Debussy:
Préludes pour Piano—Book I; Estampes; Images pour orchestra—Rondes de printemps. Jean-Paul Gasparian, piano. Naïve. $16.99.
Paul
Paray: Seven Piano Pieces. Flavio
Varani, piano. MSR Classics. $14.95.
It is the distinctive sound that Debussy brought to piano music that is
one of the most distinguishing and distinguished elements of his oeuvre. And it is the distinctive sound
that Jean-Paul Gasparian and the engineers at Naïve develop for Gasparian’s new
CD of Debussy’s works that sets his performances apart from most other readings
of this mostly familiar music. There is generally a certain solidity to piano
music of the German school, certainly in the late 19th and early 20th
centuries, while the same time period brought a sense of delicacy, even
evanescence, to the French piano school – with, as always, exceptions in both
cases. Gasparian, in any case, fully embraces a kind of drifting, cloudlike sound
for the first book of Debussy’s Préludes.
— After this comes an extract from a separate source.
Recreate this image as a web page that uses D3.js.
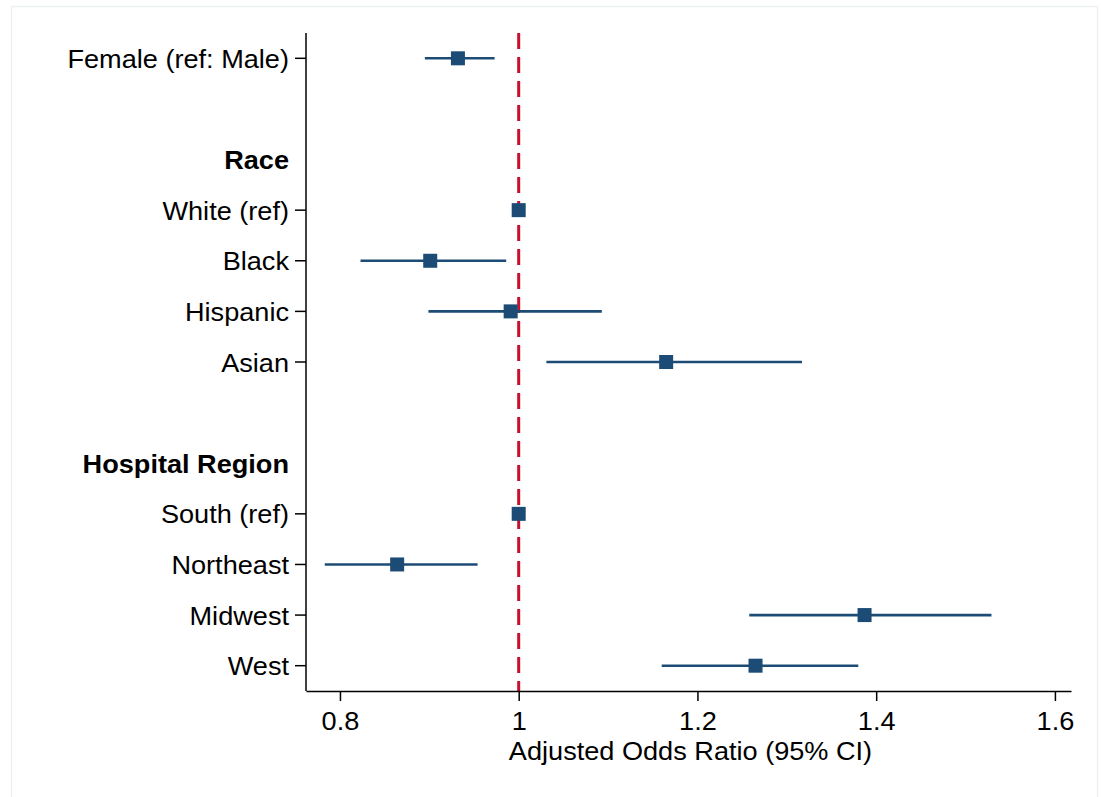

His performances are most impressive when at their softest, as in the genuinely
cloudy-sounding Voiles and nearly
static feeling of Les son et les parfums
tournent dans l’air du soir. And Des
pas sur la neige is here so soft and drifting as almost not to be present
at all – a remarkable aural effect. The liveliness of La danse de Puck provides genuine contrast in this reading with
what has come before, and the concluding Minstrels
seems both epigraphic and epigrammatic. Next on the disc and written in 1903, seven
years before the first book of Préludes
appeared, Estampes seems more like a
sonic work in progress when, as here, it follows the later material instead of
preceding it. Here the Impressionism of the writing, more than its sheer aural
effect, is what Gasparian focuses on, so that Pagodes becomes genuinely evocative of an Oriental (or
pseudo-Oriental) scene, La Soirée dans
Grenade has its habanera rhythm elegantly presented but not
over-emphasized, and Jardins sous la
pluie has an exceptionally attractive perpetuum
mobile feeling even as Gasparian makes the folksong on which it is based
quite clear in its emergences. The CD ends with an intriguing encore in the
form of Rondes de printemps, based by
Debussy on the same folk tune as Jardins
sous la pluie. This piece is from Images
pour orchestre and is heard here in a world première recording of a
transcription by the pianist’s father, Gérard Gasparian. The transcription
itself is nicely done, faithful to the orchestral version but also containing
some genuine pianistic elements, and Jean-Paul Gasparian’s inclusion of it
stands as a tribute both to his father and to Debussy’s clever working and
reworking of similar material in different ways. The music on this disc may be well-known,
but Gasparian’s handling of it continually sheds new light on it.
The music itself will be new to most listeners when it comes to an MSR Classics CD featuring pianist Flavio Varani. The disc includes seven works by Paul Marie-Adolphe Charles Paray, the long-lived conductor (1886-1979) who as Paul Paray was well-known for his sensitively presented concerts and recordings dating mostly to the 1950s and 1960s. These Paray compositions date to the exact same time period as the Debussy works played by Gasparian: Paray wrote all the pieces between 1903 and 1914. One of them, Sur la mer (1910), is every bit as Impressionistic as other French music of the same time period, Debussy’s included. The other pieces have considerable stylistic variety. Thème et variations (1913) uses a rather foursquare theme in numerous well-crafted ways that show Paray as a miniaturist of some distinction: the theme and six of the variations last less than two minutes each, and the final two variations just two-and-a-half apiece. The longest work on the disc is also a collection of miniatures: D’une âme (1914) starts with a proclamatory movement and soon moves through well-thought-out pieces reflecting a series of differing moods, among them Naïve, Rêveuse, Malicieuse, Fantasque, and Inquiète et Passionnée. After this, Varani offers Paray’s Impromptu (1910), which harks back to Chopin but with 20th-century harmonies. Then, with the three-movement Impressions (1912), it is again mood-setting time, especially so in the opening Nostalgie, whose title in many ways sums up all the Paray piano pieces heard on this disc. Also here is Tarentelle (1903), in which the typical rhythm of the tarantella is repeatedly interrupted by chordal intrusions, after which it breaks free again and again. Finally, Valse en fa dièse mineur (1906) offers a somewhat halting, almost limping version of three-quarter time with slight music-hall overtones. These Paray piano pieces are not in and of themselves especially innovative or distinctive, but this (+++) disc, which is very well played and which neatly showcases Paray’s varied pianistic interests, will be a treat for listeners who have heard plenty of better-known French piano pieces of the early 20th century – including those by Debussy – and would like to stretch their ears a bit by exploring some works that are much less often performed.